I have this picture in my mind of McCain and Kissinger sitting in comfortable armchairs in a well-appointed governmental office, a couple of aides hovering in the corners, and McCain is bent over his iPhone tapping out a tweet, a vague grin spread across his face. Kissinger isn’t smiling.
I don’t know whether Kissinger tweets. But I did discover two fake Henry Kissingers on Twitter: this one and this one. The former is tedious, but the latter’s pretty good: “Just had breakfast with former President Clinton. We both wore the same tie. It was very funny.”

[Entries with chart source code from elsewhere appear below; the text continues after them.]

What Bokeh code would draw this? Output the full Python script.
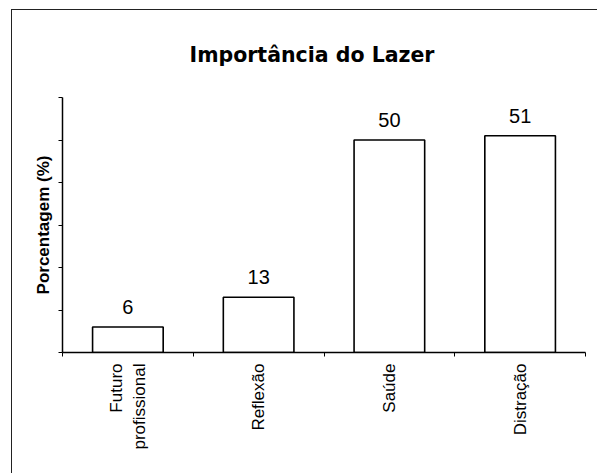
import math
from bokeh.plotting import figure
from bokeh.models import Range1d, FixedTicker, ColumnDataSource
from bokeh.embed import file_html
from bokeh.resources import INLINE
from bokeh.core.properties import value

title_text = "Importância do Lazer"
y_label = "Porcentagem (%)"
categories = ["Futuro\nprofissional", "Reflexão", "Saúde", "Distração"]
percentages = [6, 13, 50, 51]
value_labels = ["6", "13", "50", "51"]
y_ticks = [0, 10, 20, 30, 40, 50, 60]

n = len(categories)
positions = [i + 0.5 for i in range(n)]
boundaries = list(range(n + 1))

src = ColumnDataSource(dict(x=positions, top=percentages, lab=value_labels))

p = figure(width=586, height=464, output_backend="svg", toolbar_location=None,
           x_range=Range1d(0, n), y_range=Range1d(y_ticks[0], y_ticks[-1]),
           min_border_left=50, min_border_right=13, min_border_top=87,
           min_border_bottom=122, title=title_text)
p.margin = (9, 0, 0, 11)
p.styles = {"border-left": "1px solid #222", "border-top": "1px solid #222"}

p.title.align = "left"
p.title.offset = 127
p.title.text_font = "DejaVu Sans"
p.title.text_font_style = "bold"
p.title.text_font_size = "20.5px"
p.title.text_color = "black"
p.title.standoff = 61

p.outline_line_color = None
p.xgrid.visible = False
p.ygrid.visible = False

p.vbar(x="x", top="top", width=0.54, source=src, fill_color="white",
       line_color="black", line_width=1.6)
p.text(x="x", y="top", text="lab", source=src, text_align="center",
       text_baseline="alphabetic", y_offset=-20, text_font=value("Liberation Sans"),
       text_font_size="20px", text_color="black")

xa = p.xaxis[0]
xa.ticker = FixedTicker(ticks=positions, minor_ticks=boundaries)
xa.major_label_overrides = {pos: c for pos, c in zip(positions, categories)}
xa.major_tick_line_color = None
xa.major_tick_out = 0
xa.major_tick_in = 0
xa.minor_tick_out = 4
xa.minor_tick_in = 0
xa.minor_tick_line_color = "black"
xa.axis_line_color = "black"
xa.axis_line_width = 1.5
xa.major_label_orientation = math.pi / 2
xa.major_label_standoff = 7
xa.major_label_text_font = "Liberation Sans"
xa.major_label_text_font_size = "17px"
xa.major_label_text_color = "black"

ya = p.yaxis[0]
ya.ticker = FixedTicker(ticks=y_ticks, minor_ticks=[])
ya.major_label_overrides = {t: "" for t in y_ticks}
ya.major_tick_out = 4
ya.major_tick_in = 0
ya.major_tick_line_color = "black"
ya.minor_tick_line_color = None
ya.axis_line_color = "black"
ya.axis_line_width = 1.5
ya.axis_label = y_label
ya.axis_label_text_font = "Liberation Sans"
ya.axis_label_text_font_style = "bold"
ya.axis_label_text_font_size = "17px"
ya.axis_label_text_color = "black"
ya.axis_label_standoff = 6

open("out.html", "w").write(file_html(p, INLINE))
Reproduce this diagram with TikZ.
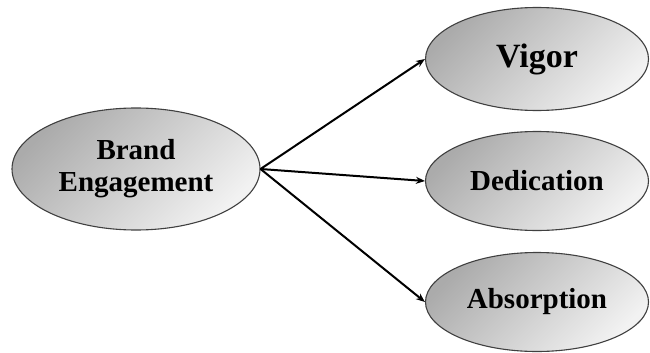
\documentclass[tikz,border=0pt]{standalone}
\usepackage{fontspec}
\setmainfont{Liberation Serif}
\usetikzlibrary{shapes.geometric,arrows.meta}
\tikzset{
  oval/.style={ellipse, draw=black!75, line width=1.1pt, inner sep=0pt,
    top color=black!33, bottom color=black!5, shading angle=45,
    font=\bfseries\fontsize{29}{32}\selectfont, align=center},
  link/.style={line width=2pt, -{Stealth[length=9pt,width=7pt]}}
}
\begin{document}
\begin{tikzpicture}[x=1pt,y=-1pt]
\useasboundingbox (0,0) rectangle (650,353);
\node[oval, minimum width=248pt, minimum height=122pt] (be) at (136,169) {Brand\\Engagement};
\node[oval, minimum width=223pt, minimum height=103pt, font=\bfseries\fontsize{34}{38}\selectfont] (vig) at (537,59) {Vigor};
\node[oval, minimum width=223pt, minimum height=99pt] (ded) at (537,181) {Dedication};
\node[oval, minimum width=223pt, minimum height=99pt] (abs) at (537,302) {Absorption};
\draw[link] (be.east) -- (vig.west);
\draw[link] (be.east) -- (ded.west);
\draw[link] (be.east) -- (abs.west);
\end{tikzpicture}
\end{document}
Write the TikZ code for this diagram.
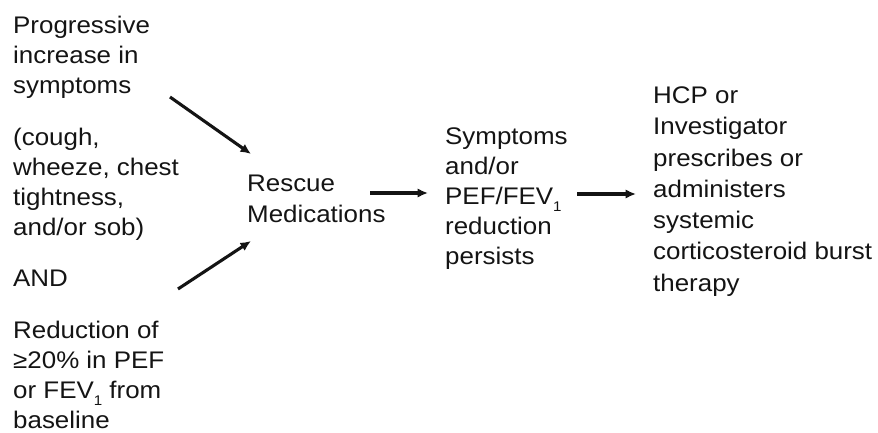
\documentclass[tikz,border=0pt]{standalone}
\usepackage{fontspec}
\setmainfont[FakeStretch=1.08]{Liberation Sans}
\usetikzlibrary{arrows.meta}
\newcommand{\lowone}{\raisebox{-0.28em}{\fontsize{14}{14}\selectfont 1}}
\begin{document}
\begin{tikzpicture}[x=1pt,y=-1pt,
  txt/.style={anchor=north west,inner sep=0pt,align=left,font=\fontsize{24}{30}\selectfont,text=black!92},
  arr/.style={line width=3.1pt,-{Latex[length=10.5pt,width=9.5pt]},black!92}]
\useasboundingbox (0,0) rectangle (878,433);
\node[txt] (prog) at (13,15.8) {Progressive\\increase in\\symptoms};
\node[txt] (cough) at (13,127.5) {(cough,\\wheeze, chest\\tightness,\\and/or sob)};
\node[txt] (and) at (13,269.8) {AND};
\node[txt] (red) at (13,320.8) {Reduction of\\≥20\% in PEF\\or FEV\lowone{} from\\baseline};
\node[txt,font=\fontsize{24}{31}\selectfont] (rescue) at (247,174.8) {Rescue\\Medications};
\node[txt] (persist) at (445,127.5) {Symptoms\\and/or\\PEF/FEV\lowone\\reduction\\persists};
\node[txt,font=\fontsize{24}{31.3}\selectfont] (hcp) at (653,86.5) {HCP or\\Investigator\\prescribes or\\administers\\systemic\\corticosteroid burst\\therapy};
\coordinate (a1s) at (170,97);
\coordinate (a1e) at (251,154);
\coordinate (a2s) at (178,289);
\coordinate (a2e) at (251,241);
\coordinate (a3s) at (370,193);
\coordinate (a3e) at (428,193);
\coordinate (a4s) at (577,194);
\coordinate (a4e) at (636,194);
\draw[arr] (a1s) -- (a1e);
\draw[arr] (a2s) -- (a2e);
\draw[arr] (a3s) -- (a3e);
\draw[arr] (a4s) -- (a4e);
\end{tikzpicture}
\end{document}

In the wake of the Iranian election, says Rachman, Twitter’s “terseness and immediacy came into its own.” But he suspects that its role as a revolutionary tool is overrated: “The French revolutionaries somehow managed in 1789, without being able to tweet to each other: ‘Big demo planned outside Bastille.’ The Iranians of 2009 look likely to fail, in spite of the invention of Twitter in the intervening 220 years.”
Then again, if Twitter is turning the mighty into peasants, we may not even need revolutions any more. Obama should send Ahmadinejad an iPhone with the Tweetie app preinstalled. “Meeting with Supreme Leader Ayatollah Ali Khamenei – the smartest man in the world.” No tyrant could survive a tweet like that.